MILAN – Starbucks has announced the next steps it’s taking to advance racial and social equity as part of its “ongoing journey to create a welcoming and inclusive Third Place.” The Seattle-based coffee chain aims to fill 30% of its corporate jobs with people of color by 2025. The company also hopes to fill 40% of its retail and manufacturing jobs with people of color by the same deadline.
In letter to partners, ceo Kevin Johnson outlined new commitments the company will make to elevate inclusion, diversity, and equity on behalf of partners (employees) and the communities it serves – rooted in intentionality, transparency and accountability.
“As we discuss inclusion, diversity and equity, we discover time and again that these topics are foundational to our Starbucks Mission and Values,” Johnson said. “Of course, they are. The very concept of the Third Place embodies inclusion – creating a place of warmth and belonging, where everyone is welcome.”
The full list of those commitments is available here with key highlights including:
- Launching a mentorship program connecting BIPOC (Black, Indigenous and People of Color) partners to senior leaders and investing in strategic partnerships with professional organizations that focus on the development of BIPOC talent.
- Disclosing data reflecting the diversity of our current workforce.

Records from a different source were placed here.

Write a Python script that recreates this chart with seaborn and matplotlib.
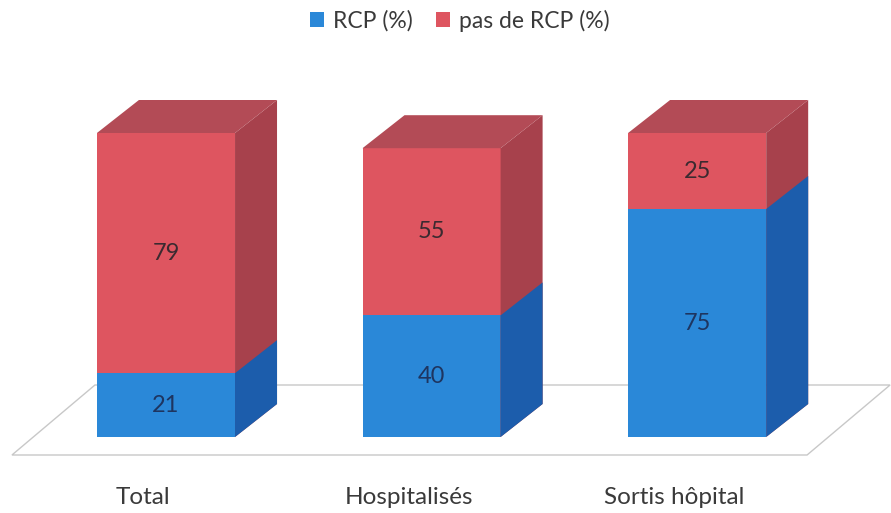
import matplotlib
matplotlib.use("Agg")
import matplotlib.pyplot as plt
from matplotlib.patches import Polygon, Patch
import seaborn as sns
import pandas as pd

# ---- data ----
categories = ["Total", "Hospitalisés", "Sortis hôpital"]
rcp = [21, 40, 75]
pas_rcp = [79, 55, 25]
series_labels = ["RCP (%)", "pas de RCP (%)"]

# ---- style ----
sns.set_theme(style="white")
plt.rcParams["font.family"] = ["Lato", "DejaVu Sans"]

blue_front, blue_side = "#2A88D8", "#1C5DAC"
red_front, red_side, red_top = "#DE5560", "#A7414C", "#B34B56"
text_col = "#3A3A3A"
val_col_blue = "#1E3560"
val_col_red = "#3B2A30"

df = pd.DataFrame({"cat": categories, "rcp": rcp, "pas": pas_rcp})
df["total"] = df["rcp"] + df["pas"]

fig = plt.figure(figsize=(8.91, 5.13), dpi=100)
ax = fig.add_axes([0, 0, 1, 1])

sns.barplot(data=df, x="cat", y="total", color=red_front, width=0.52,
            saturation=1, ax=ax, linewidth=0, zorder=2)
n_red = len(ax.patches)
sns.barplot(data=df, x="cat", y="rcp", color=blue_front, width=0.52,
            saturation=1, ax=ax, linewidth=0, zorder=2)
red_patches = ax.patches[:n_red]
blue_patches = ax.patches[n_red:]

ax.set_xlim(-0.625, 2.73)
ax.set_ylim(-25.0, 143.75)
ax.set_axis_off()

# pixel -> data conversion
p0 = ax.transData.transform((0, 0))
px_x = ax.transData.transform((1, 0))[0] - p0[0]
px_y = ax.transData.transform((0, 1))[1] - p0[1]
def dxp(px):
    return px / px_x
def dyp(px):
    return px / px_y

DX, DY = dxp(42), dyp(33)

# floor
f_front = dyp(-18)
f_left, f_right = -0.58, 2.414
fdx, fdy = dxp(83), dyp(70)
floor = Polygon([(f_left, f_front), (f_right, f_front),
                 (f_right + fdx, f_front + fdy), (f_left + fdx, f_front + fdy)],
                closed=True, facecolor="white", edgecolor="#C8C8C8",
                linewidth=1.0, zorder=1)
ax.add_patch(floor)

def side_face(p, color):
    x0 = p.get_x(); w = p.get_width(); y0 = p.get_y(); h = p.get_height()
    x1 = x0 + w; y1 = y0 + h
    ax.add_patch(Polygon([(x1, y0), (x1, y1), (x1 + DX, y1 + DY), (x1 + DX, y0 + DY)],
                         closed=True, facecolor=color, edgecolor="none", zorder=2))

def top_face(p, color):
    x0 = p.get_x(); w = p.get_width(); y1 = p.get_y() + p.get_height()
    ax.add_patch(Polygon([(x0, y1), (x0 + w, y1), (x0 + w + DX, y1 + DY), (x0 + DX, y1 + DY)],
                         closed=True, facecolor=color, edgecolor="none", zorder=2))

for p in red_patches:
    side_face(p, red_side)
    top_face(p, red_top)
for p in blue_patches:
    side_face(p, blue_side)

# value labels
for i, (b, r) in enumerate(zip(rcp, pas_rcp)):
    ax.text(i, b / 2, f"{b}", ha="center", va="center", fontsize=17, color=val_col_blue, zorder=5)
    ax.text(i, b + r / 2, f"{r}", ha="center", va="center", fontsize=17, color=val_col_red, zorder=5)

# category labels
off = dxp(-23)
for i, c in enumerate(categories):
    ax.text(i + off, dyp(-61), c, ha="center", va="center", fontsize=17.5, color=text_col)

handles = [Patch(facecolor=blue_front, edgecolor="none", label=series_labels[0]),
           Patch(facecolor=red_front, edgecolor="none", label=series_labels[1])]
ax.legend(handles=handles, loc="center", bbox_to_anchor=(0.516, 0.96), ncol=2,
          frameon=False, fontsize=16.5, handlelength=0.6, handleheight=0.6,
          handletextpad=0.4, columnspacing=1.0, labelcolor=text_col)

fig.savefig("out.png", dpi=100, facecolor="white")
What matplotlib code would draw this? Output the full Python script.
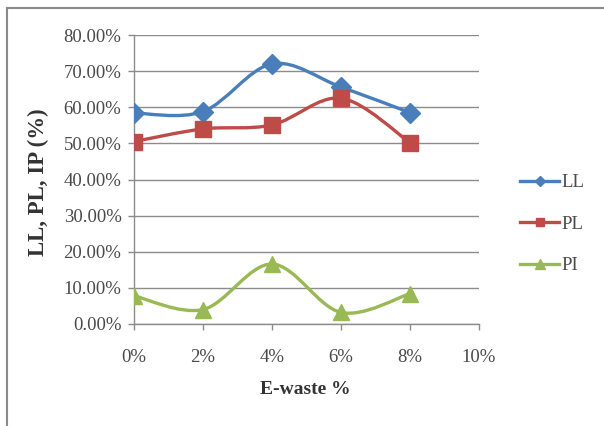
import matplotlib
matplotlib.use("Agg")
import matplotlib.pyplot as plt
from matplotlib.path import Path
from matplotlib.patches import PathPatch
from matplotlib.lines import Line2D
from matplotlib.ticker import FuncFormatter
import numpy as np

# ---- data ----
ewaste = [0, 2, 4, 6, 8]                  # E-waste %
LL = [58.4, 58.8, 72.0, 65.6, 58.5]        # Liquid limit %
PL = [50.5, 54.0, 55.1, 62.5, 50.2]        # Plastic limit %
PI = [7.8, 4.0, 16.6, 3.2, 8.4]            # Plasticity index %
series_names = ["LL", "PL", "PI"]
x_ticks = [0, 2, 4, 6, 8, 10]
y_ticks = [0, 10, 20, 30, 40, 50, 60, 70, 80]

colors = {"LL": "#4A7EBB", "PL": "#BE4B48", "PI": "#98B954"}
markers = {"LL": "D", "PL": "s", "PI": "^"}
msizes = {"LL": 10, "PL": 11, "PI": 12}

plt.rcParams['font.family'] = ['Liberation Serif', 'DejaVu Serif']

W, H = 604, 426
fig = plt.figure(figsize=(W / 100, H / 100), dpi=100)
fig.patch.set_facecolor("white")

L, R, T, B = 134, 479, 35, 324
ax = fig.add_axes([L / W, 1 - B / H, (R - L) / W, (B - T) / H])


def smooth_path(xs, ys):
    pts = np.column_stack([xs, ys]).astype(float)
    n = len(pts)
    verts = [pts[0]]
    codes = [Path.MOVETO]
    for i in range(n - 1):
        p0 = pts[i - 1] if i > 0 else pts[i]
        p1 = pts[i]
        p2 = pts[i + 1]
        p3 = pts[i + 2] if i + 2 < n else pts[i + 1]
        c1 = p1 + (p2 - p0) / 6.0
        c2 = p2 - (p3 - p1) / 6.0
        verts += [c1, c2, p2]
        codes += [Path.CURVE4] * 3
    return Path(verts, codes)


data = {"LL": LL, "PL": PL, "PI": PI}
handles = []
for name in series_names:
    ys = data[name]
    c = colors[name]
    patch = PathPatch(smooth_path(ewaste, ys), facecolor="none", edgecolor=c,
                      lw=2.4, transform=ax.transData, zorder=3, capstyle="round",
                      joinstyle="round")
    ax.add_patch(patch)
    ax.plot(ewaste, ys, linestyle="none", marker=markers[name], ms=msizes[name],
            color=c, markeredgecolor=c, zorder=4)
    handles.append(Line2D([], [], color=c, lw=2.4, marker=markers[name],
                          ms=msizes[name] * 0.55, markeredgecolor=c))

ax.set_xlim(0, 10)
ax.set_ylim(0, 80)
ax.set_xticks(x_ticks)
ax.set_yticks(y_ticks)
ax.xaxis.set_major_formatter(FuncFormatter(lambda v, p: f"{v:.0f}%"))
ax.yaxis.set_major_formatter(FuncFormatter(lambda v, p: f"{v:.2f}%"))

ax.grid(axis="y", color="#8C8C8C", lw=1.0)
ax.set_axisbelow(True)
for s in ["top", "right"]:
    ax.spines[s].set_visible(False)
for s in ["left", "bottom"]:
    ax.spines[s].set_color("#8C8C8C")
    ax.spines[s].set_linewidth(1.0)
ax.tick_params(axis="both", direction="out", length=4, width=1.0, color="#8C8C8C",
               labelsize=13.5, labelcolor="#4A4A4A", pad=5)
ax.tick_params(axis="x", pad=14)

fig.text(305 / W, 1 - 390 / H, "E-waste %", ha="center", va="center",
         fontsize=14, fontweight="bold", color="#333333")
fig.text(38 / W, 1 - 182 / H, "LL, PL, IP (%)", ha="center", va="center",
         rotation=90, fontsize=16.5, fontweight="bold", color="#333333")

leg = fig.legend(handles, series_names, loc="upper left",
                 bbox_to_anchor=(520 / W, 1 - 174 / H), frameon=False,
                 fontsize=13.5, handlelength=2.1, handletextpad=0.1,
                 labelspacing=1.3, borderpad=0, borderaxespad=0)
for t in leg.get_texts():
    t.set_color("#4A4A4A")

# outer chart frame
fig.add_artist(Line2D([7 / W, 7 / W], [0, 1 - 8 / H], transform=fig.transFigure,
                      color="#8A8A8A", lw=1.5))
fig.add_artist(Line2D([7 / W, 1], [1 - 8 / H, 1 - 8 / H], transform=fig.transFigure,
                      color="#8A8A8A", lw=1.5))

fig.savefig("out.png", dpi=100, facecolor="white")
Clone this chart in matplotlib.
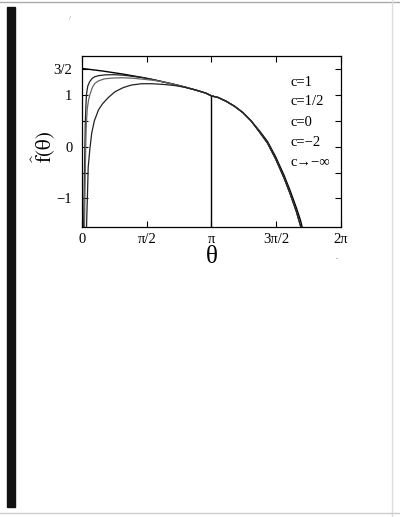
import numpy as np
import matplotlib
matplotlib.use('Agg')
import matplotlib.pyplot as plt
from matplotlib.patches import Rectangle
from matplotlib.lines import Line2D

plt.rcParams['font.family'] = ['Liberation Serif', 'DejaVu Serif']
plt.rcParams['mathtext.fontset'] = 'stix'

# upper envelope, starts at 3/2 for theta = 0
theta_top = [0.0, 0.25, 0.5, 0.75, 1.0, 1.25, 1.5, 1.75, 2.0, 2.25, 2.5, 2.75, 3.0, np.pi,
             3.3, 3.5, 3.7, 3.9, 4.1, 4.3, 4.5, 4.7, 4.9, 5.05, 5.2, 5.3, 5.34]
f_top = [1.51, 1.485, 1.46, 1.43, 1.40, 1.365, 1.33, 1.29, 1.245, 1.20, 1.15, 1.095, 1.035, 0.98,
         0.95, 0.875, 0.78, 0.66, 0.50, 0.31, 0.10, -0.20, -0.55, -0.85, -1.18, -1.42, -1.55]

# rising branches near theta = 0 for the finite c curves
theta_a = [0.04, 0.05, 0.06, 0.07, 0.08, 0.095, 0.11, 0.14, 0.19, 0.25, 0.31, 0.4, 0.55, 0.75, 1.0, 1.25]
f_a = [-1.55, -1.0, -0.5, 0.0, 0.45, 0.8, 1.02, 1.17, 1.26, 1.32, 1.35, 1.37, 1.385, 1.39, 1.38, 1.355]

theta_b = [0.06, 0.07, 0.08, 0.09, 0.105, 0.13, 0.16, 0.19, 0.25, 0.31, 0.4, 0.55, 0.75, 1.0,
           1.25, 1.5, 1.75]
f_b = [-1.55, -1.0, -0.5, 0.0, 0.45, 0.75, 0.9, 1.0, 1.14, 1.22, 1.27, 1.31, 1.325, 1.33,
       1.32, 1.30, 1.28]

theta_c = [0.11, 0.12, 0.13, 0.15, 0.19, 0.235, 0.3, 0.4, 0.5, 0.64, 0.8, 1.0, 1.2, 1.45,
           1.7, 2.0, 2.25, 2.5]
f_c = [-1.55, -1.25, -1.0, -0.4, -0.05, 0.26, 0.5, 0.71, 0.83, 0.95, 1.06, 1.14, 1.19, 1.215,
       1.215, 1.2, 1.18, 1.145]

# finite c curves split a little from the envelope near the bottom
theta_tail = [4.3, 4.5, 4.7, 4.9, 5.05, 5.2, 5.28, 5.31]
f_tail = [0.29, 0.07, -0.24, -0.60, -0.91, -1.25, -1.47, -1.55]

labels = ['c=1', 'c=1/2', 'c=0', 'c=\u22122', 'c\u2192\u2212\u221e']
label_y = [1.23, 0.87, 0.46, 0.08, -0.31]


def join(theta_rise, f_rise):
    # rising branch, then the shared envelope, then the split tail
    th_top = np.array(theta_top)
    ft = np.array(f_top)
    start = theta_rise[-1]
    mid = (th_top > start) & (th_top < theta_tail[0])
    th = np.concatenate([theta_rise, th_top[mid], theta_tail])
    f = np.concatenate([f_rise, ft[mid], f_tail])
    return th, f


fig = plt.figure(figsize=(4.0, 5.17), dpi=100)
fig.patch.set_facecolor('white')

# scanned page leftovers
fig.patches.append(Rectangle((7 / 400, 1 - 507 / 517), 8 / 400, 500 / 517,
                             transform=fig.transFigure, color='#111111', zorder=0))
fig.lines.append(Line2D([0, 1], [0.997, 0.997], transform=fig.transFigure, color='#aaaaaa', lw=1))
fig.lines.append(Line2D([392 / 400, 392 / 400], [0, 1], transform=fig.transFigure, color='#dddddd', lw=1))
fig.lines.append(Line2D([0, 1], [4 / 517, 4 / 517], transform=fig.transFigure, color='#cccccc', lw=1))
fig.text(70 / 400, 1 - 18 / 517, '/', fontsize=5, color='#888888', ha='center', va='center')
fig.text(337 / 400, 1 - 257 / 517, '.', fontsize=6, color='#555555', ha='center', va='center')

ax = fig.add_axes([82 / 400, 1 - 227 / 517, 259 / 400, 171 / 517])

ax.plot(theta_top, f_top, color='black', lw=1.0)
for th_r, f_r, col in [(theta_a, f_a, '#222222'), (theta_b, f_b, '#666666'), (theta_c, f_c, '#222222')]:
    th, f = join(th_r, f_r)
    ax.plot(th, f, color=col, lw=0.9)

ylo, yhi = -1.55, 1.75
ax.vlines(np.pi, ylo, f_top[theta_top.index(np.pi)], color='black', lw=1.0)

for lab, y in zip(labels, label_y):
    ax.text(5.07, y, lab, fontsize=10.5, ha='left', va='center')

ax.set_xlim(0, 2 * np.pi)
ax.set_ylim(ylo, yhi)
ax.set_xticks([0, np.pi / 2, np.pi, 3 * np.pi / 2, 2 * np.pi])
ax.set_xticklabels(['0', '\u03c0/2', '\u03c0', '3\u03c0/2', '2\u03c0'])
ax.set_yticks([-1, -0.5, 0, 0.5, 1, 1.5])
ax.set_yticklabels(['\u22121', '', '0', '', '1', '3/2'])
ax.tick_params(direction='in', top=True, right=True, length=4, width=0.8, labelsize=10.5)
ax.tick_params(axis='x', pad=4)
ax.tick_params(axis='y', pad=7)
for s in ax.spines.values():
    s.set_linewidth(0.9)

ax.set_xlabel('\u03b8', fontsize=18, labelpad=0)
fig.text(43 / 400, 1 - 147 / 517, '$\\widehat{\\mathrm{f}}\\mathrm{(\u03b8)}$', rotation=90, fontsize=15,
         ha='center', va='center')

fig.savefig('out.png', dpi=100, facecolor='white')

- Setting and tracking annual inclusion and diversity goals of achieving BIPOC representation of at least 30 percent at all corporate levels and at least 40 percent of all retail and manufacturing roles by 2025.
- Connecting the building of inclusive and diverse teams to our executive compensation program.
- Establishing Inclusion and Diversity Executive Council to provide internal governance to integrate inclusion and diversity throughout the organization.
In addition, the company announced the rollout of $1.5 million in Neighborhood Grants from The Starbucks Foundation prioritizing grassroots and community-based nonprofit organizations focused on local impact.
These grants aim to uplift organizations led by and that serve Black communities and will support more than 400 local nonprofit organizations across the country. The Foundation will also invest $5 million to launch a two-year initiative focused on supporting nonprofits that serve BIPOC youth.